Saudi Prince to meet Ban Ki Moon, as juveniles await beheading

UN building in NYC
The UN Secretary-General must use a meeting with the Deputy Crown Prince of Saudi Arabia tomorrow to call for the release of three Saudi juveniles who face beheading after allegedly attending protests, human rights organization Reprieve has said.

Emergency Action: UN Secretary General must ask Saudi Arabia to stop juvenile executions. Email the UN Secretary General now.

Prince Mohammed bin Salman will tomorrow (22nd) meet with UN Secretary-General Ban Ki Moon in New York, in the latest of a series of diplomatic meetings that included a trip to the White House last Friday. The meeting takes place amid fears for the fate of three juveniles who have been sentenced to death after they allegedly attended protests in the Kingdom’s Eastern Province in 2012.

Ali al-Nimr, Abdullah al Zaher and Dawood al-Marhoon – who are assisted by Reprieve – were all under 18 when they were arrested and tortured into ‘confessions’, which were later used to convict them in secretive trials. Last autumn, they were informed that their final appeals had been rejected. They could now be executed at any time.

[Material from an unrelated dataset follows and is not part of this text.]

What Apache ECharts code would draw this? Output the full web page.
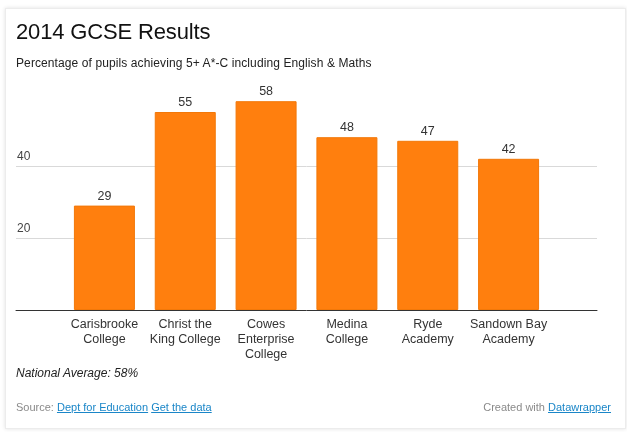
<!DOCTYPE html>
<html>
<head>
<meta charset="utf-8">
<script src="https://cdn.jsdelivr.net/npm/echarts@6/dist/echarts.min.js"></script>
<style>
  html, body { margin: 0; padding: 0; background: #fff; width: 627px; height: 432px; overflow: hidden; }
  body { font-family: Arial, "Liberation Sans", Helvetica, sans-serif; position: relative; }
  #card { position: absolute; left: 5px; top: 8px; width: 619px; height: 419px; background: #fff;
          border: 1px solid #ececec; box-shadow: 0 0 4px rgba(0,0,0,0.12); }
  #chart { position: absolute; left: 0; top: 0; width: 627px; height: 432px; }
  .t { position: absolute; white-space: nowrap; line-height: 1; }
  #title { left: 16px; top: 20.5px; font-size: 22px; color: #111; letter-spacing: -0.15px; }
  #sub { left: 16px; top: 56.5px; font-size: 12px; color: #222; letter-spacing: 0.1px; }
  #note { left: 16px; top: 366.5px; font-size: 12px; color: #222; font-style: italic; }
  #src { left: 16px; top: 401.7px; font-size: 11px; color: #8a8a8a; }
  #credit { right: 16px; top: 401.7px; font-size: 11px; color: #8a8a8a; }
  a { color: #1a86c8; text-decoration: underline; }
</style>
</head>
<body>
<div id="card"></div>
<div id="chart"></div>
<div class="t" id="title">2014 GCSE Results</div>
<div class="t" id="sub">Percentage of pupils achieving 5+ A*-C including English &amp; Maths</div>
<div class="t" id="note">National Average: 58%</div>
<div class="t" id="src">Source: <a href="#">Dept for Education</a> <a href="#">Get the data</a></div>
<div class="t" id="credit">Created with <a href="#">Datawrapper</a></div>
<script>
const categories = ["Carisbrooke\nCollege", "Christ the\nKing College", "Cowes\nEnterprise\nCollege", "Medina\nCollege", "Ryde\nAcademy", "Sandown Bay\nAcademy"];
const values = [29, 55, 58, 48, 47, 42];
const yTicks = { min: 0, max: 60, interval: 20 };

const font = 'Arial, "Liberation Sans", Helvetica, sans-serif';
const chart = echarts.init(document.getElementById('chart'), null, { renderer: 'canvas' });
chart.setOption({
  animation: false,
  backgroundColor: 'transparent',
  textStyle: { fontFamily: font },
  grid: [
    { left: 16, right: 30, top: 94, bottom: 122, containLabel: false },
    { left: 64, right: 78, top: 94, bottom: 122, containLabel: false }
  ],
  xAxis: [
    { gridIndex: 0, type: 'value', min: 0, max: 1,
      axisLine: { show: true, onZero: false, lineStyle: { color: '#333', width: 1 } },
      axisTick: { show: false }, axisLabel: { show: false }, splitLine: { show: false } },
    { gridIndex: 1, type: 'category', data: categories,
      axisLine: { show: false }, axisTick: { show: false }, splitLine: { show: false },
      axisLabel: { interval: 0, margin: 7, fontSize: 12.5, lineHeight: 15, color: '#333', fontFamily: font, align: 'center' } }
  ],
  yAxis: [
    { gridIndex: 0, type: 'value', min: yTicks.min, max: yTicks.max, interval: yTicks.interval,
      axisLine: { show: false }, axisTick: { show: false },
      splitLine: { show: true, showMinLine: false, showMaxLine: false, lineStyle: { color: '#d9d9d9', width: 1 } },
      axisLabel: { inside: true, margin: 1, align: 'left', verticalAlign: 'bottom', padding: [0, 0, 3, 0],
                   showMinLabel: false, showMaxLabel: false, fontSize: 12, color: '#444', fontFamily: font } },
    { gridIndex: 1, type: 'value', min: yTicks.min, max: yTicks.max, interval: yTicks.interval, show: false,
      splitLine: { show: false } }
  ],
  series: [{
    type: 'bar', xAxisIndex: 1, yAxisIndex: 1, data: values, barWidth: 61,
    itemStyle: { color: '#ff7f0e', borderColor: '#f27809', borderWidth: 1 },
    label: { show: true, position: 'top', distance: 3, fontSize: 12.5, color: '#333', fontFamily: font }
  }]
});
</script>
</body>
</html>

Saudi Arabia has executed a record number of prisoners this year; a mass execution carried out on January 2nd saw at least two juveniles killed. One of them, Ali al-Ribh, had been arrested in school in the wake of the Eastern Province protests.

The execution of juveniles and prisoners arrested for non-violent alleged crimes is prohibited under international law. Research carried out by Reprieve last year found that, of those prisoners identified as facing execution in Saudi Arabia, some 72 per cent had been arrested for non-violent crimes, including political protest.

Commenting, Maya Foa, director of the death penalty team at Reprieve, said: “The Saudi authorities are engaged in unprecedented levels of repression – Prince Mohammed’s trip cannot mask his government’s skyrocketing use of torture, secret trials and beheadings. Among those who face execution for allegedly attending protests are juveniles Ali, Dawood and Abdullah, and it is crucial that Ban Ki Moon and other heads of state do not miss a crucial opportunity to raise their cases. The Secretary General must make clear to the Prince tomorrow that these terrible abuses in Saudi Arabia must stop – and that Ali, Dawood and Abdullah must be released.”